Happy Daylight Saving Time!
Or maybe not so happy? Losing an hour of sleep tends to make this the grouchiest day of the year for most people!
Emmett Lee Dickinson (Emily Dickinson's third cousin, twice removed -- at her request) enjoyed the extra daylight, but he had other ideas on how to handle the change in time.
One of Dickinon's theories that I think is rather ingenious is as follows:
1. Fall back one hour in the fall.
2. Do NOT spring forward one hour in the spring.
3. Instead, on the first weekend in March, fall back twenty-three hours -- and add an extra Saturday.
4. This would make a three-day weekend -- with TWO Saturdays and one Sunday.
5. Eliminate March 31, and then bump the days accordingly on the two-Saturday weekend so that March will still end up with thirty-one days.
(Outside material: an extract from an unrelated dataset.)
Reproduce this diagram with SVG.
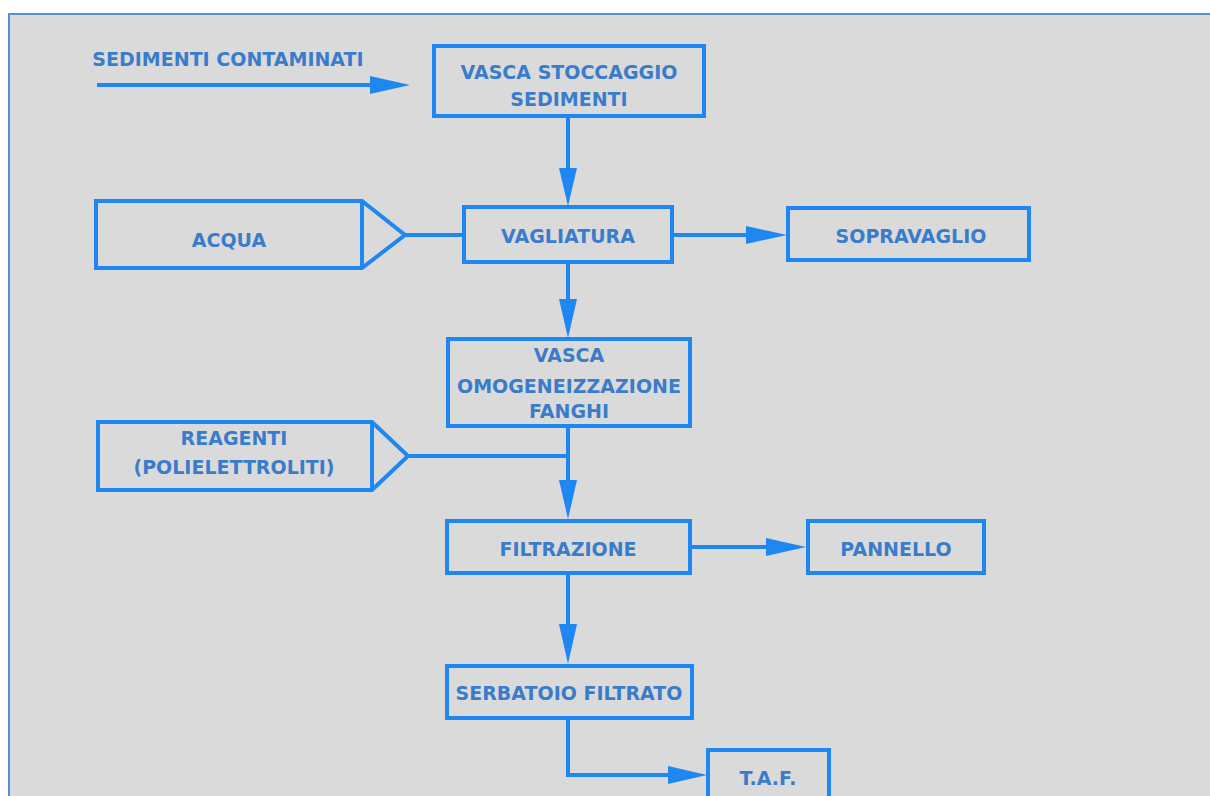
<svg xmlns="http://www.w3.org/2000/svg" width="1210" height="796" viewBox="0 0 1210 796">
<defs>
<style>
.bx{fill:none;stroke:#1e87f2;stroke-width:4}
.ln{fill:none;stroke:#1e87f2;stroke-width:4}
.ah{fill:#1e87f2}
.t{font-family:"DejaVu Sans","Liberation Sans",sans-serif;font-weight:bold;font-size:19px;fill:#3a7ccc;text-anchor:middle}
</style>
</defs>
<rect x="0" y="0" width="1210" height="796" fill="#ffffff"/>
<rect x="9" y="14" width="1205" height="790" fill="#dadada" stroke="#5b8ed0" stroke-width="2"/>
<g id="connectors">
<line class="ln" x1="97" y1="85" x2="375" y2="85"/>
<polygon class="ah" points="370,76 410,85 370,94"/>
<line class="ln" x1="568" y1="116" x2="568" y2="172"/>
<polygon class="ah" points="559,168 568,206 577,168"/>
<line class="ln" x1="405" y1="235" x2="464" y2="235"/>
<line class="ln" x1="672" y1="235" x2="750" y2="235"/>
<polygon class="ah" points="746,226 787,235 746,244"/>
<line class="ln" x1="568" y1="262" x2="568" y2="303"/>
<polygon class="ah" points="559,299 568,338 577,299"/>
<line class="ln" x1="408" y1="456" x2="568" y2="456"/>
<line class="ln" x1="568" y1="426" x2="568" y2="484"/>
<polygon class="ah" points="559,480 568,519 577,480"/>
<line class="ln" x1="690" y1="547" x2="770" y2="547"/>
<polygon class="ah" points="766,538 806,547 766,556"/>
<line class="ln" x1="568" y1="573" x2="568" y2="628"/>
<polygon class="ah" points="559,624 568,664 577,624"/>
<polyline class="ln" points="568,718 568,775 672,775"/>
<polygon class="ah" points="668,766 707,775 668,784"/>
</g>
<g id="sedimenti">
<text class="t" x="228" y="66">SEDIMENTI CONTAMINATI</text>
</g>
<g id="vasca-stoccaggio">
<rect class="bx" x="434" y="46" width="270" height="70"/>
<text class="t" x="569" y="79">VASCA STOCCAGGIO</text>
<text class="t" x="569" y="106">SEDIMENTI</text>
</g>
<g id="acqua">
<polygon class="bx" points="96,201 362,201 405,235 362,268 96,268"/>
<line class="ln" x1="362" y1="201" x2="362" y2="268"/>
<text class="t" x="229" y="247">ACQUA</text>
</g>
<g id="vagliatura">
<rect class="bx" x="464" y="207" width="208" height="55"/>
<text class="t" x="568" y="243">VAGLIATURA</text>
</g>
<g id="sopravaglio">
<rect class="bx" x="788" y="208" width="241" height="52"/>
<text class="t" x="911" y="243">SOPRAVAGLIO</text>
</g>
<g id="vasca-omogeneizzazione">
<rect class="bx" x="448" y="339" width="242" height="87"/>
<text class="t" x="569" y="362">VASCA</text>
<text class="t" x="569" y="393">OMOGENEIZZAZIONE</text>
<text class="t" x="569" y="418">FANGHI</text>
</g>
<g id="reagenti">
<polygon class="bx" points="98,422 372,422 408,456 372,490 98,490"/>
<line class="ln" x1="372" y1="422" x2="372" y2="490"/>
<text class="t" x="234" y="445">REAGENTI</text>
<text class="t" x="234" y="474">(POLIELETTROLITI)</text>
</g>
<g id="filtrazione">
<rect class="bx" x="447" y="521" width="243" height="52"/>
<text class="t" x="568" y="556">FILTRAZIONE</text>
</g>
<g id="pannello">
<rect class="bx" x="808" y="521" width="176" height="52"/>
<text class="t" x="896" y="556">PANNELLO</text>
</g>
<g id="serbatoio-filtrato">
<rect class="bx" x="447" y="666" width="245" height="52"/>
<text class="t" x="569" y="700">SERBATOIO FILTRATO</text>
</g>
<g id="taf">
<rect class="bx" x="708" y="750" width="121" height="60"/>
<text class="t" x="768" y="785">T.A.F.</text>
</g>
</svg>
With the plan above, March will still have 31 days, we would gain a three-day weekend, and we'd get back on track with shifting the sunlight in the spring and summer.
Dickinson wrote many poems about Daylight Saving Time. One of his DST poems, "One hour has perished here," is below on the left. His poem inspired his third cousin Emily to pen her poem "Sweet hours have perished here," below on the right.
By Emmett Lee Dickinson: One hour has perished here, This is a trimmed off night – Within its precincts clocks have sprung Now forward to the light. | By Emily Dickinson: Sweet hours have perished here, This is a timid room – Within it's precincts hopes have played Now fallow in the tomb. |
Have you ever wondered how all of the digital devices and appliances in your home advance one hour at 2:00 a.m. on the night Daylight Saving Time begins? Hundreds of certified NIST horologists work through the night at the start of Daylight Saving Time to reset every digital device in the United States.